Some systems consist of a ‘T’ off the process line, with a ball valve and some tubing. These "homemade" systems feature a considerable amount of dead space or area for product or residue to remain in the pipe or tank, if the space is not flushed out correctly to obtain a representative sample. Unflushed product can yield a contaminated sample at best but more often than not, plugging may occurs, increasing maintenance costs.
More sophisticated sample panels have purging and flushing built-in but depending upon dead space volume and frequency of sampling, flushed product constitutes a considerable amount of waste and emissions, while driving up the cost of production.
Additionally, if the flushed product cannot be recycled, there is a cost for neutralizing it or removing it offsite. A high temperature or hazardous product poses additional exposure risks to operators.
When selecting a safe sample system that can reduce waste and emissions, and improve sample quality, there are several system design factors to consider.
The amount of waste and emissions generated at a sample station is directly related to the amount of dead space in small tubing and cavities that allow the product to “stay behind” and affect sample quality. The more dead space, the more often the system must be flushed to guarantee a representative sample, and the more waste is generated.
Traditional closed-loop systems usually require a lot of flushing and purging. Although this operation occurs without environmental exposure, waste must be handled, and that operation can be expensive. In contrast, simpler-engineered designs don’t require flushing and purging.
The ability to vent when taking a sample is particularly important when dealing with hazardous liquids because venting prevents operators from being exposed to fumes. Vents should be piped away from the operator or to a scrubber with the ability to pull a vacuum if necessary. If an enclosure is required for additional safety, it must also be vented.

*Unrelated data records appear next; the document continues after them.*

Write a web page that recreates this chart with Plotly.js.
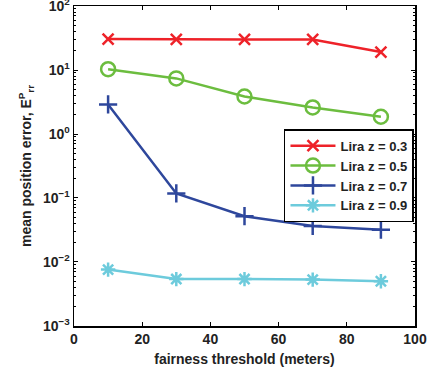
<!DOCTYPE html>
<html><head><meta charset="utf-8">
<script src="https://cdn.plot.ly/plotly-3.0.1.min.js"></script>
<style>html,body{margin:0;padding:0;background:#fff}#chart{width:427px;height:375px}</style>
</head><body><div id="chart"></div>
<script>
const thresholds = [10, 30, 50, 70, 90];
const liraZ03 = [30.5, 30.0, 30.0, 30.0, 19.1];
const liraZ05 = [10.3, 7.4, 3.85, 2.6, 1.86];
const liraZ07 = [2.9, 0.118, 0.052, 0.0366, 0.032];
const liraZ09 = [0.0076, 0.0054, 0.0054, 0.0053, 0.0050];
const seriesNames = ['Lira z = 0.3', 'Lira z = 0.5', 'Lira z = 0.7', 'Lira z = 0.9'];
const yTickVals = [0.001, 0.01, 0.1, 1, 10, 100];
const yTickText = ['10<sup>−3</sup>', '10<sup>−2</sup>', '10<sup>−1</sup>', '10<sup>0</sup>', '10<sup>1</sup>', '10<sup>2</sup>'];
const yTitle = 'mean position error, E<sup>P</sup><sub>rr</sub>';
const xTitle = 'fairness threshold (meters)';

const colors = ['#ee2229', '#6cbd3f', '#2e479c', '#6dcbdc'];
const symbols = ['x-thin-open', 'circle-open', 'cross-thin-open', 'asterisk-open'];
const sizes = [11, 14, 13, 12];
const ys = [liraZ03, liraZ05, liraZ07, liraZ09];

const traces = ys.map((y, i) => ({
  x: thresholds, y: y, name: seriesNames[i], type: 'scatter', mode: 'lines+markers',
  line: {color: colors[i], width: 2.5},
  marker: {symbol: symbols[i], size: sizes[i], color: colors[i], line: {color: colors[i], width: 2.5}}
}));

const bold = {family: 'Liberation Sans, Arial, sans-serif', size: 14, color: '#222', weight: 'bold'};

const layout = {
  width: 427, height: 375,
  margin: {l: 74, r: 12, t: 6, b: 49, autoexpand: false},
  paper_bgcolor: '#fff', plot_bgcolor: '#fff',
  showlegend: true,
  legend: {x: 0.997, xanchor: 'right', y: 0.615, yanchor: 'top',
    bgcolor: '#fff', bordercolor: '#000', borderwidth: 1.5,
    font: {family: 'Liberation Sans, Arial, sans-serif', size: 13, color: '#222', weight: 'bold'},
    tracegroupgap: 0, itemwidth: 45},
  xaxis: {range: [0, 100], dtick: 20, tick0: 0, showgrid: false, zeroline: false,
    showline: true, linecolor: '#000', linewidth: 1.5, mirror: 'ticks',
    ticks: 'inside', ticklen: 4, tickcolor: '#000', tickfont: bold, ticklabeloverflow: 'allow',
    title: {text: xTitle, font: bold, standoff: 8}},
  yaxis: {type: 'log', range: [-3.0005, 2.0005], tickvals: yTickVals, ticktext: yTickText,
    showgrid: false, zeroline: false, ticklabeloverflow: 'allow',
    showline: true, linecolor: '#000', linewidth: 1.5, mirror: 'ticks',
    ticks: 'inside', ticklen: 4, tickcolor: '#000', tickfont: bold,
    minor: {ticks: 'inside', ticklen: 2, tickcolor: '#000', dtick: 'D1', showgrid: false}},
  annotations: [{text: yTitle, textangle: -90, xref: 'paper', yref: 'paper',
    x: 0, xshift: -48, y: 0.5, xanchor: 'center', yanchor: 'middle',
    showarrow: false, font: bold}]
};

Plotly.newPlot('chart', traces, layout, {displayModeBar: false, staticPlot: true});
</script></body></html>
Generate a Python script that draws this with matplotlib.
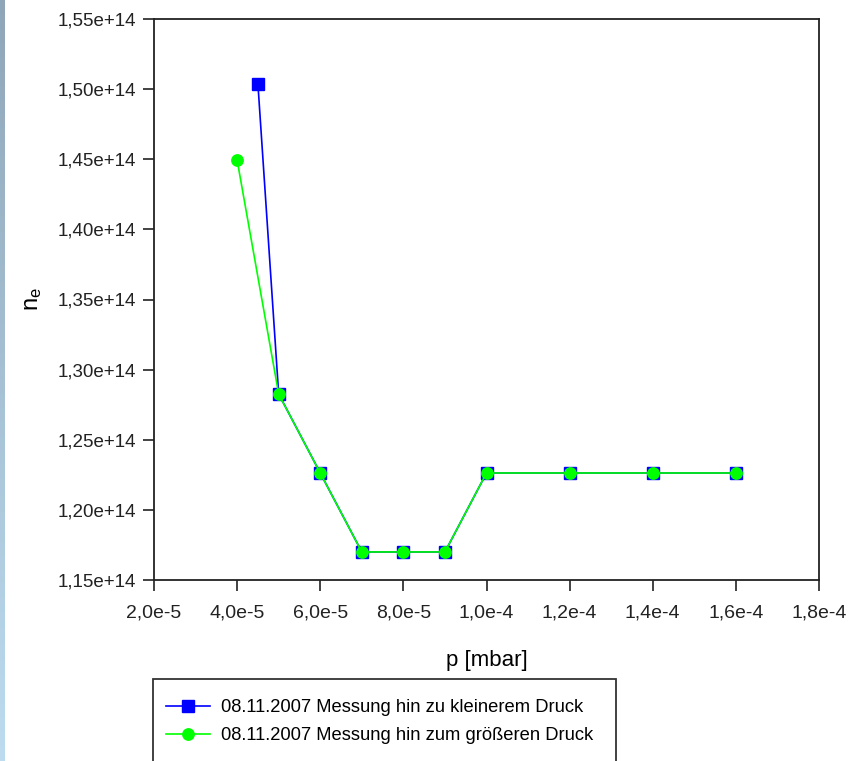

Spring-to-Close Operation or “Dead-Man Lever & Handwheel”
When sampling hazardous chemicals, a valve actuator that can spring to close ensures that operators cannot walk away from an open valve, significantly reducing exposure risk and accidental releases.
A professional inline sample valve is the best solution to address the three common issues of Dead Space, Venting, and Valve Closure we see with many sample systems. Such a valve can significantly improve safety, industrial hygiene, and sample quality.
Overall, a simple and efficient sample station will save costs, reduce risks and improve the bottom line!